In October 1840, 34-year-old Vilate Kimball wrote a letter to her husband, Elder Heber C. Kimball of the Quorum of the Twelve Apostles. “President [Joseph] Smith has opened a new and glorious subject … which has caused quite a revival in the church,” Vilate wrote to Heber, who was serving his second mission to Great Britain. The subject of Joseph Smith’s teaching on this occasion was baptism for those who hadn’t had the opportunity in their lifetimes.
“Joseph has received a more full explanation of it by Revelation,” she reported. “It is the privilege of this church to be baptised for all their kinsfolks that have died before this Gospel came forth.” Vilate celebrated the revelation that in doing these proxy baptisms for deceased family members, “we act as agents for them; and give them the privilege of coming forth in the first resurrection.”
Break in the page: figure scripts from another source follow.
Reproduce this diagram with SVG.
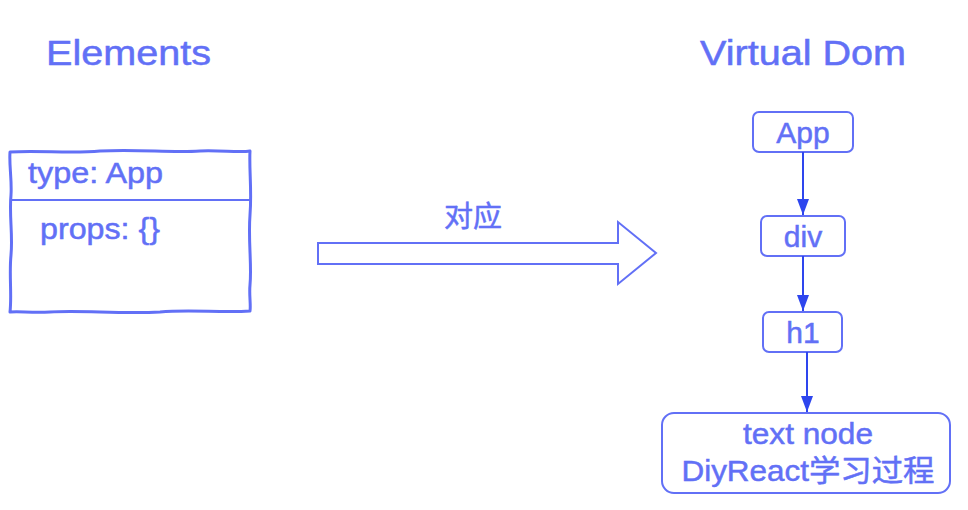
<svg xmlns="http://www.w3.org/2000/svg" width="968" height="510" viewBox="0 0 968 510">
  <defs>
    <style>
      .t { font-family: "Liberation Sans", Arial, "Noto Sans CJK SC", sans-serif; fill: #6270f6; stroke: #6270f6; stroke-width: 0.5; }
      .title { font-size: 35px; }
      .lbl { font-size: 30px; }
      .box { fill: #ffffff; stroke: #6270f6; stroke-width: 2; }
      .sketch { fill: none; stroke: #6270f6; stroke-width: 3; stroke-linejoin: round; stroke-linecap: round; }
      .conn { stroke: #2e46ee; stroke-width: 2; fill: none; }
    </style>
    <marker id="ah" markerWidth="16" markerHeight="12" refX="16" refY="6" orient="auto" markerUnits="userSpaceOnUse" viewBox="0 0 16 12">
      <path d="M0,0 L16,6 L0,12 Z" fill="#2e46ee"/>
    </marker>
  </defs>
  <rect width="968" height="510" fill="#ffffff"/>

  <g id="title-elements">
    <text class="t title" x="46" y="65" textLength="165" lengthAdjust="spacingAndGlyphs">Elements</text>
  </g>
  <g id="title-vdom">
    <text class="t title" x="700" y="65" textLength="206" lengthAdjust="spacingAndGlyphs">Virtual Dom</text>
  </g>

  <g id="elements-box">
    <path class="sketch" d="M10,152 C40,150 70,154 100,151 C140,149 170,153 200,151 C220,150 240,153 250,151 C249,170 252,190 250,215 C248,240 252,265 250,285 C249,295 251,305 250,311 C220,313 190,309 160,312 C120,314 80,310 50,312 C30,313 20,311 10,312 C12,295 9,275 11,255 C13,235 9,215 11,195 C12,180 9,165 10,152 Z"/>
    <line x1="10" y1="200" x2="250" y2="200" stroke="#6270f6" stroke-width="2"/>
    <text class="t lbl" x="28" y="183" textLength="135" lengthAdjust="spacingAndGlyphs">type: App</text>
    <text class="t lbl" x="40" y="239" textLength="120" lengthAdjust="spacingAndGlyphs">props: {}</text>
  </g>

  <g id="mapping-arrow">
    <polygon points="318,243 618,243 618,222 656,253 618,284 618,264 318,264" fill="#ffffff" stroke="#6270f6" stroke-width="2"/>
    <text class="t" x="473" y="227" font-size="29" text-anchor="middle">对应</text>
  </g>

  <g id="node-app">
    <rect class="box" x="753" y="112" width="100" height="40" rx="6"/>
    <text class="t lbl" x="803" y="143" text-anchor="middle">App</text>
  </g>
  <g id="node-div">
    <rect class="box" x="761" y="216" width="84" height="40" rx="6"/>
    <text class="t lbl" x="803" y="247" text-anchor="middle">div</text>
  </g>
  <g id="node-h1">
    <rect class="box" x="763" y="312" width="79" height="40" rx="6"/>
    <text class="t lbl" x="803" y="343" text-anchor="middle">h1</text>
  </g>
  <g id="node-text">
    <rect class="box" x="662" y="413" width="288" height="80" rx="12"/>
    <text class="t lbl" x="808" y="444" text-anchor="middle" textLength="130" lengthAdjust="spacingAndGlyphs">text node</text>
    <text class="t lbl" x="808" y="481" text-anchor="middle" textLength="253" lengthAdjust="spacingAndGlyphs">DiyReact学习过程</text>
  </g>

  <g id="connectors">
    <line class="conn" x1="803" y1="152" x2="803" y2="215" marker-end="url(#ah)"/>
    <line class="conn" x1="803" y1="256" x2="803" y2="311" marker-end="url(#ah)"/>
    <line class="conn" x1="807" y1="352" x2="807" y2="412" marker-end="url(#ah)"/>
  </g>
</svg>
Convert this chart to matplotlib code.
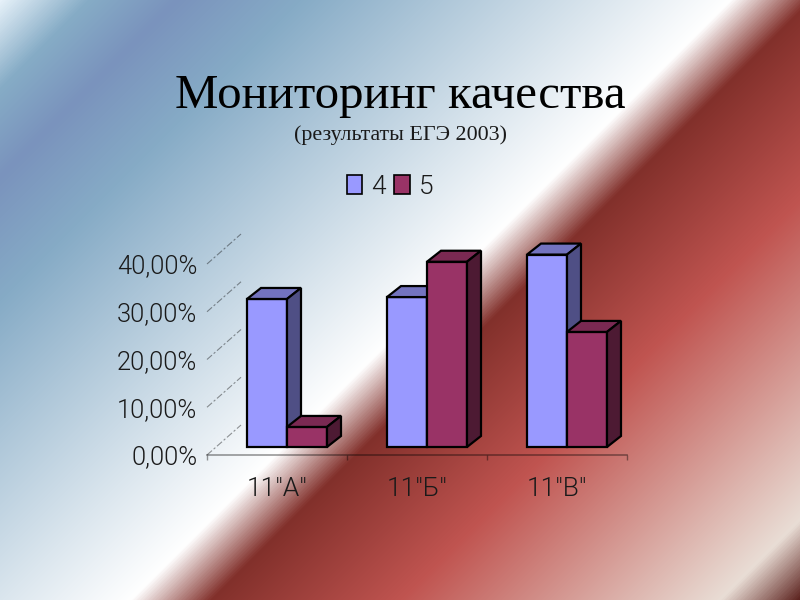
# Monitoring chart on a diagonal gradient slide, fake 3D bars
import matplotlib
matplotlib.use("Agg")
import matplotlib.pyplot as plt
import numpy as np
from matplotlib.colors import LinearSegmentedColormap, to_rgb
from matplotlib.patches import Polygon, Patch

# Data
classes = ['11"А"', '11"Б"', '11"В"']
grade_4 = [31.0, 31.4, 40.3]
grade_5 = [4.2, 38.8, 24.1]
y_ticks = [0, 10, 20, 30, 40]
y_labels = ["0,00%", "10,00%", "20,00%", "30,00%", "40,00%"]

# Background gradient stops, position along x+y in pixels
bg_pos = [0, 87, 175, 300, 730, 810, 1000, 1320, 1400]
bg_col = ["#E6F1F9", "#86ACC6", "#7A93BD", "#86ABC6", "#FFFFFF",
          "#82302B", "#C05450", "#E9DDD5", "#5A201C"]

W, H = 800, 600
fig = plt.figure(figsize=(W / 100, H / 100), dpi=100)

bg = fig.add_axes([0, 0, 1, 1])
bg.axis("off")
cmap = LinearSegmentedColormap.from_list(
    "slide", [(p / 1400, to_rgb(c)) for p, c in zip(bg_pos, bg_col)], N=1024)
xx, yy = np.meshgrid(np.arange(W), np.arange(H))
bg.imshow(xx + yy, cmap=cmap, vmin=0, vmax=1400, aspect="auto", interpolation="nearest")

# Titles
fig.text(0.5, 1 - 108 / H, "Мониторинг качества", family="Liberation Serif",
         fontsize=35.2, color="black", ha="center", va="baseline")
fig.text(0.5, 1 - 140 / H, "(результаты ЕГЭ 2003)", family="Liberation Serif",
         fontsize=15.8, color="#1a1a1a", ha="center", va="baseline")

# Chart axes, pixel box is x 207-627, y 264-455
ax = fig.add_axes([207 / W, 1 - 455 / H, 420 / W, 191 / H])
ax.patch.set_alpha(0)
ax.set_xlim(-0.5, 2.5)
ax.set_ylim(0, 40)
for s in ["top", "left", "right"]:
    ax.spines[s].set_visible(False)
ax.spines["bottom"].set_color((0, 0, 0, 0.4))
ax.spines["bottom"].set_linewidth(1.2)

px_x = 3 / 420
px_y = 40 / 191
bar_w = 40 * px_x
offset = 10 * px_x
floor = 8 * px_y
dx = 14 * px_x
dy = 11 * px_y

label_font = "Roboto"

# Back wall grid lines
for t in y_ticks:
    ax.plot([-0.5, -0.5 + 34 * px_x], [t, t + 30 * px_y], color=(0, 0, 0, 0.4),
            lw=0.8, ls=(0, (6, 2, 2, 2)), clip_on=False)


def bar_3d(x, value, front, top, side):
    left, right = x, x + bar_w
    h = floor + value
    ax.bar(x, value, bar_w, bottom=floor, align="edge", color=front,
           edgecolor="black", linewidth=1.6, zorder=5, clip_on=False)
    ax.add_patch(Polygon([(left, h), (left + dx, h + dy), (right + dx, h + dy), (right, h)],
                         facecolor=top, edgecolor="black", lw=1.6, zorder=5, clip_on=False))
    ax.add_patch(Polygon([(right, floor), (right + dx, floor + dy), (right + dx, h + dy), (right, h)],
                         facecolor=side, edgecolor="black", lw=1.6, zorder=5, clip_on=False))


for i in range(len(classes)):
    bar_3d(i + offset - bar_w, grade_4[i], "#9999FF", "#7373BF", "#4F4F85")
    bar_3d(i + offset, grade_5[i], "#993366", "#7A2952", "#4D1A33")

# Axes text
ax.set_yticks(y_ticks)
ax.set_yticklabels(y_labels, family=label_font, fontsize=18.4, fontweight=300, color="#1a1a1a")
ax.tick_params(axis="y", length=0, pad=7)
ax.set_xticks(range(len(classes)))
ax.set_xticklabels(classes, family=label_font, fontsize=19, fontweight=300, color="#1a1a1a")
ax.tick_params(axis="x", which="major", length=0, pad=15.5)
ax.set_xticks([-0.5, 0.5, 1.5, 2.5], minor=True)
ax.tick_params(axis="x", which="minor", length=3.5, width=1, color=(0, 0, 0, 0.4))

# Legend
handles = [Patch(facecolor="#9999FF", edgecolor="black", linewidth=1.2, label="4"),
           Patch(facecolor="#993366", edgecolor="black", linewidth=1.2, label="5")]
ax.legend(handles=handles, ncol=2, frameon=False, loc="center",
          bbox_to_anchor=(390 / W, 1 - 187 / H), bbox_transform=fig.transFigure,
          prop={"family": label_font, "size": 19, "weight": 300}, labelcolor="#1a1a1a",
          handlelength=0.58, handleheight=0.75, handletextpad=0.33, columnspacing=0.33,
          borderpad=0)

fig.savefig("out.png", dpi=100)
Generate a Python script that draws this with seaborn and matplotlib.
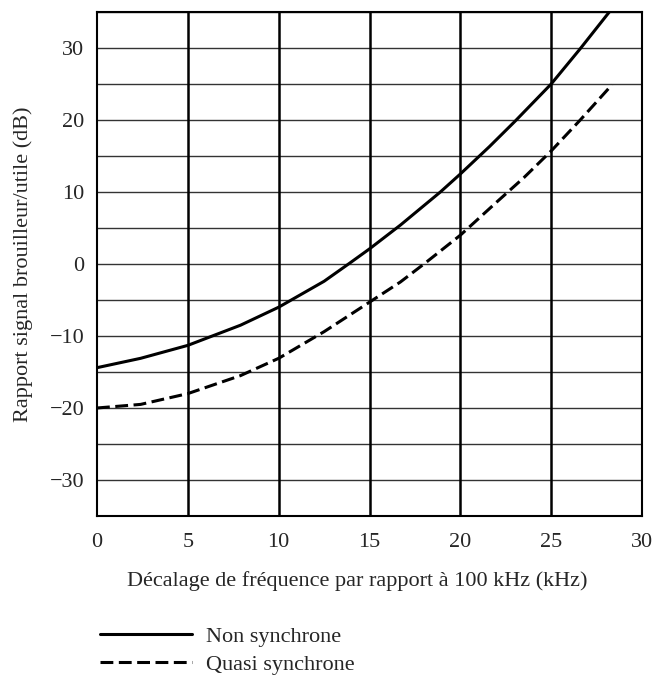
import matplotlib
matplotlib.use("Agg")
import matplotlib.pyplot as plt
import seaborn as sns
import pandas as pd
from matplotlib.lines import Line2D

# Data
x_non = [0, 2.4, 5, 7.9, 10, 12.5, 13.9, 15, 16.7, 18.9, 20, 21.6, 23, 25, 26.6, 28.2]
y_non = [-14.4, -13.1, -11.3, -8.5, -6.0, -2.4, 0.1, 2.1, 5.4, 10.0, 12.5, 16.3, 19.8, 25.0, 29.9, 35.0]
x_quasi = [0, 2.4, 5, 7.9, 10, 12.5, 15, 16.7, 18.1, 20, 22, 23.5, 25, 26.6, 28.35]
y_quasi = [-20.0, -19.5, -18.0, -15.5, -13.1, -9.4, -5.3, -2.5, 0.2, 4.0, 8.6, 12.0, 15.7, 20.0, 24.9]
series_names = ["Non synchrone", "Quasi synchrone"]
x_ticks = [0, 5, 10, 15, 20, 25, 30]
y_ticks = [-30, -20, -10, 0, 10, 20, 30]
x_label = "Décalage de fréquence par rapport à 100 kHz (kHz)"
y_label = "Rapport signal brouilleur/utile (dB)"

df = pd.concat([
    pd.DataFrame({"x": x_non, "y": y_non, "s": series_names[0]}),
    pd.DataFrame({"x": x_quasi, "y": y_quasi, "s": series_names[1]}),
])

sns.set_style("white")
plt.rcParams["font.family"] = ["Liberation Serif", "DejaVu Serif"]
FS = 16

fig = plt.figure(figsize=(6.55, 6.84), dpi=100)
ax = fig.add_axes([97/655, 1 - 516/684, (642-97)/655, (516-12)/684])

# grid
for yv in range(-35, 36, 5):
    ax.axhline(yv, color="#333333", lw=1.0, zorder=1)
for xv in range(5, 30, 5):
    ax.axvline(xv, color="black", lw=1.8, zorder=1)

DASH = (4.2, 1.8)
sns.lineplot(data=df, x="x", y="y", style="s", style_order=series_names,
             dashes={series_names[0]: "", series_names[1]: DASH},
             color="black", linewidth=2.2, ax=ax, legend=False, zorder=3,
             estimator=None, sort=False)

ax.set_xlim(0, 30)
ax.set_ylim(-35, 35)
ax.set_xticks(x_ticks)
ax.set_yticks(y_ticks)
ax.set_yticklabels([str(v).replace("-", "\u2212") for v in y_ticks])
ax.tick_params(length=0, labelsize=FS)
ax.tick_params(axis="x", pad=12)
ax.tick_params(axis="y", pad=9)
ax.set_xlabel(x_label, fontsize=FS, labelpad=14)
ax.xaxis.label.set_x((357 - 97) / 545)
ax.set_ylabel(y_label, fontsize=FS, labelpad=12)
for sp in ax.spines.values():
    sp.set_color("black")
    sp.set_linewidth(1.5)

handles = [Line2D([], [], color="black", lw=2.2),
           Line2D([], [], color="black", lw=2.2, ls=(0, DASH))]
fig.legend(handles, series_names, loc="upper left",
           bbox_to_anchor=(100/655, 1 - 626/684), frameon=False,
           borderpad=0, borderaxespad=0,
           handlelength=4.15, handletextpad=0.6, labelspacing=0.36, fontsize=FS)

fig.savefig("out.png", dpi=100)
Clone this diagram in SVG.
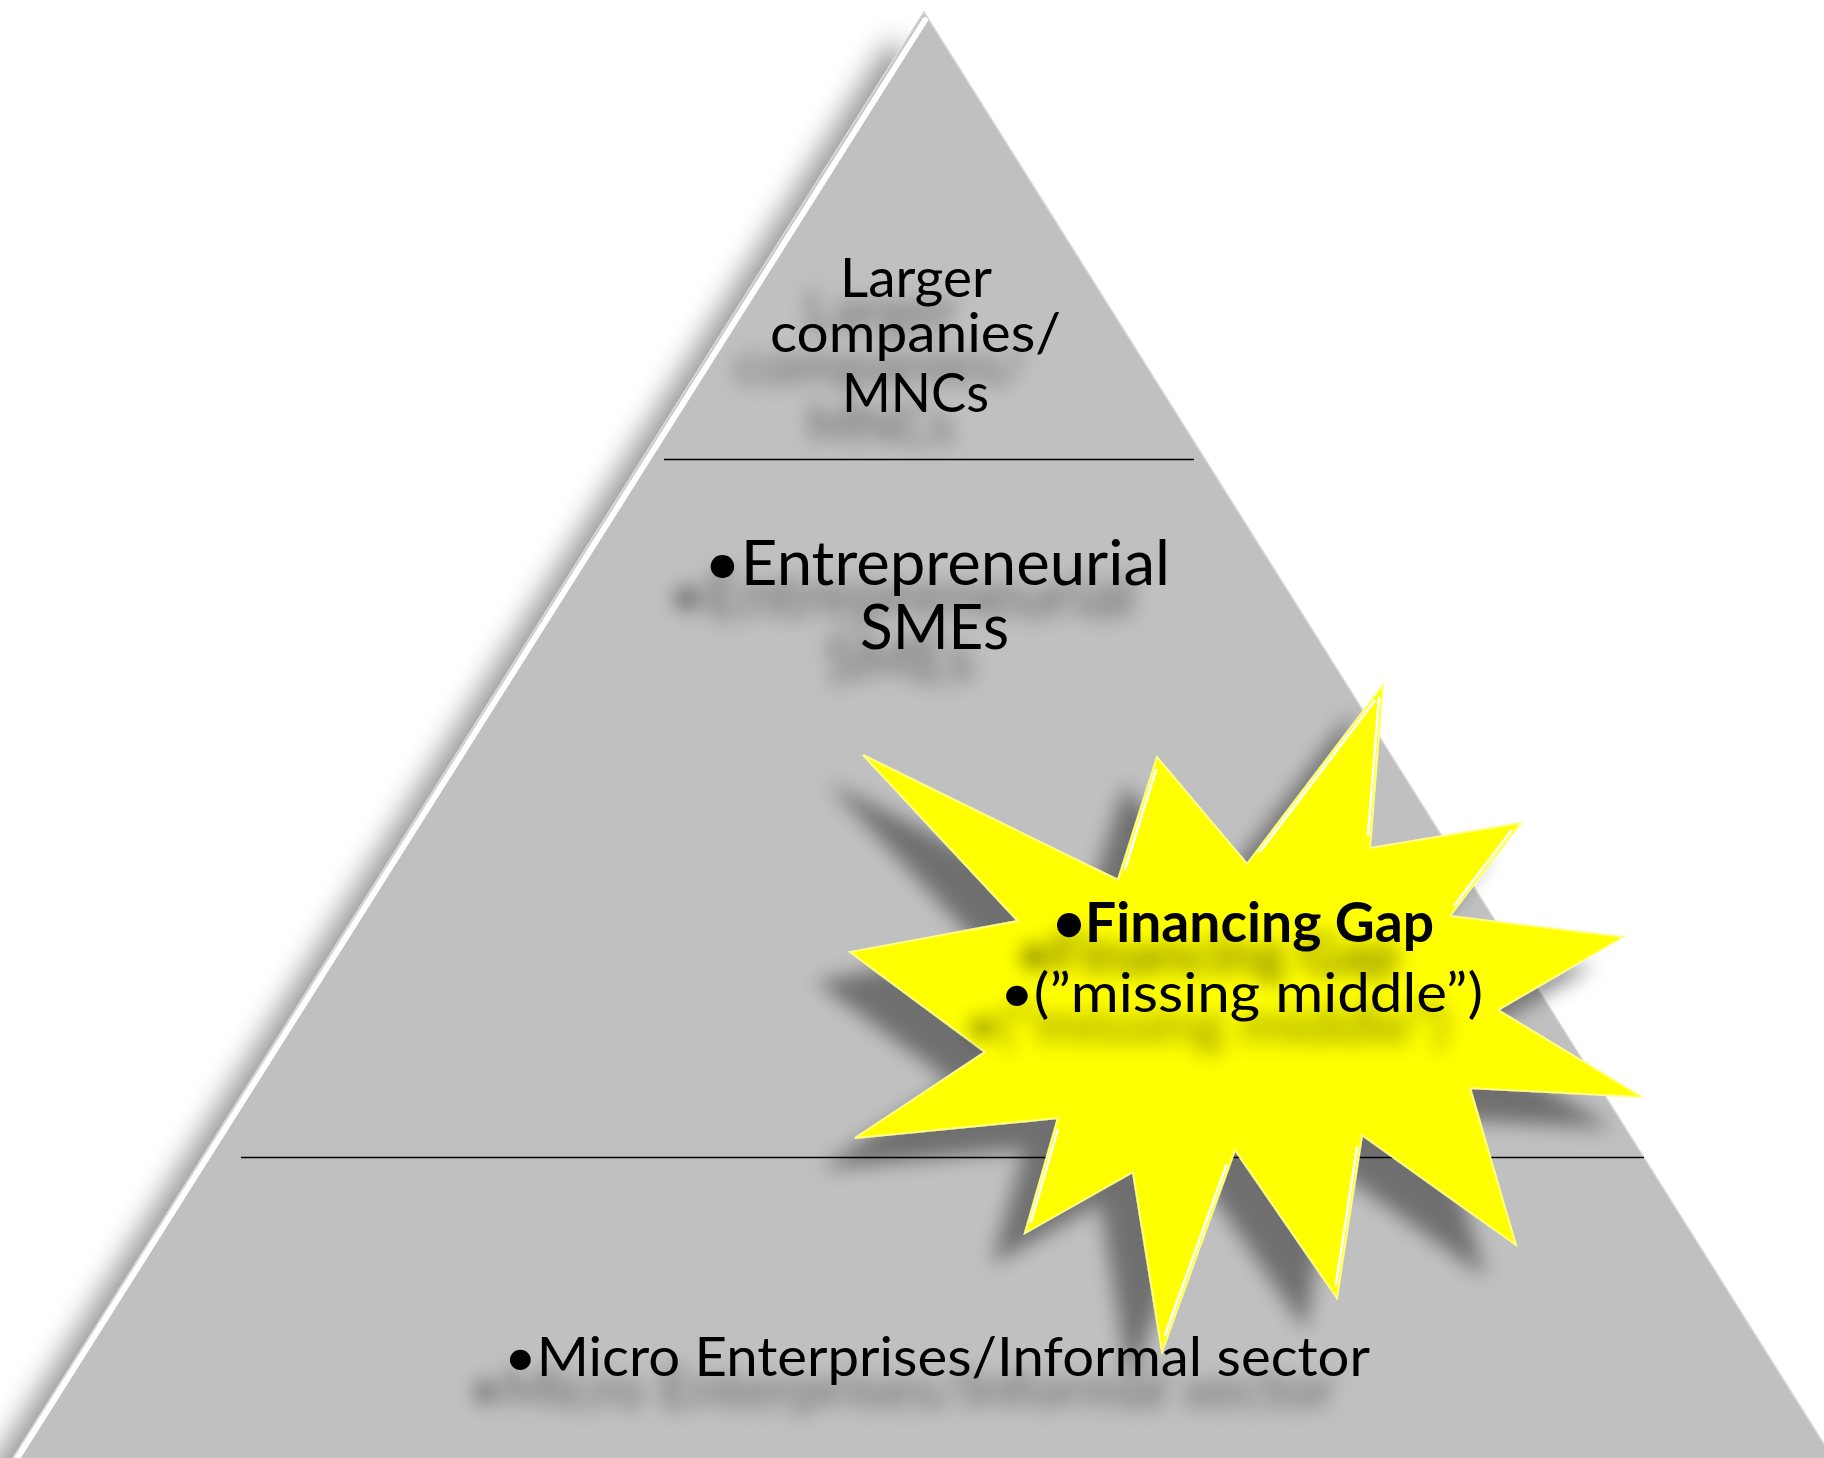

The Kimballs had moved from New York to be with the Saints in Kirtland, Ohio, and then moved to Far West, Missouri. Just a year later, in 1839, they had to flee Missouri with thousands of other Latter-day Saints to escape persecution at the hands of violent mobs. They made their home in Nauvoo, hundreds of miles from where their journey had started.
Although their arrival in Nauvoo had been under trying circumstances, Vilate’s October 1840 letter to her husband was teeming with excitement. “I want to be baptised for my Mother,” she exclaimed. “I calculated to wait until you come home, but the last time Joseph spoke upon the subject, he advised every one to be up and a doing, and liberate their friends from bondage as quick as possible. … Thus you see there is a chance for all. Is not this a glorious doctrine?”
Vilate was one of the first women to be baptized for the dead in Nauvoo.